A Maryland Public Service Commission work group on electric vehicle charging agreed that uptime reliability reporting and meter accuracy should be treated as separate regulatory tracks, and several members urged an incremental approach that aligns with existing federal and state programs.
Ben (moderator) opened the meeting by circulating a straw-man framework and asked the group to decide whether to separate 'uptime reliability' responsibilities from meter-accuracy duties already handled by the Maryland Department of Agriculture (MDA). Mal (ChargePoint) summarized California’s draft Energy Commission rules, which would require reliability reporting for publicly funded chargers placed in service after Jan. 1, 2024, with the first statewide report due in 2025. Mal said the California draft focuses on network operator reporting and, at present, does not include explicit penalties for failing to meet draft uptime metrics.
Michael Krauthammer of the Alliance for Transportation Electrification (ATE) recommended a cautious, stepwise policymaking approach. "We recommend an incremental and light touch approach," he said, noting the work group must prepare recommendations for the general assembly by November. Michael also warned that some states’ efforts emphasize taxation rather than reliability, which the group should avoid replicating.
Members flagged several implementation concerns. Mal and industry speakers described administrative problems seen in California, including devices being 'tagged' (i.e., taken out of service) for registration or paperwork failures rather than because of metering inaccuracy, and the high cost and limited availability of specialized test equipment and registered service agents. "Tagging has mostly been related to process or administrative failures, not necessarily failures of station accuracy," Mal said.
Speakers recommended grandfathering existing, functional chargers to avoid removing working equipment.

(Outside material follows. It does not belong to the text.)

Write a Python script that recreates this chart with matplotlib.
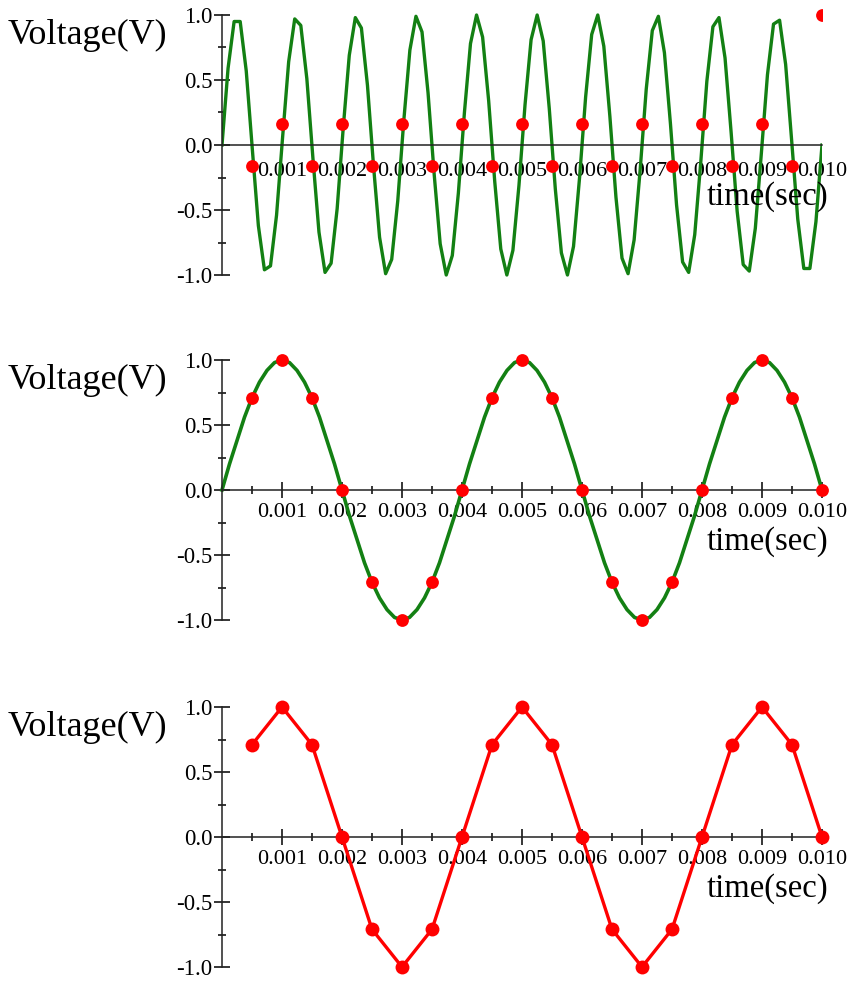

Michael pointed to Oklahoma’s long grandfathering period as an example; the group discussed possible ramp periods to give operators time to comply without disrupting service. Amanda (MDOT) confirmed that federally funded projects under NEVI already include NEVI-aligned requirements in RFPs and contracts.
The work group also debated the target uptime metric. Ben noted the commission and NEVI have adopted similar uptime requirements and flagged a proposed 97% uptime standard for discussion, asking who it would apply to and how to measure it (port vs. connector). The group discussed practical measurement issues: NEVI measures at the port level (one working connector suffices for the port), while the commission has at times measured to the connector level for enforcement.
Members emphasized the difference between assessing metrological accuracy (MDA/Handbook 44) and network or operational reliability (reporting and proactive monitoring). Allison (Weights & Measures) described the MDA role in registering agencies and licensing technicians and said meter sales and transactions must show unit prices and transaction terms up front.
The meeting closed with agreement to circulate a revised draft framework for member feedback and to continue refining recommendations—particularly on scope, enforcement tiers, grandfathering timelines, and whether to recommend statutory clarifications for uptime reporting. The group set its next meeting for Sept. 3 from 1–3 p.m.
Ending: The work group did not adopt final recommendations during the meeting; members tasked staff to circulate a revised draft framework and requested further input on priorities and implementation details before the next meeting.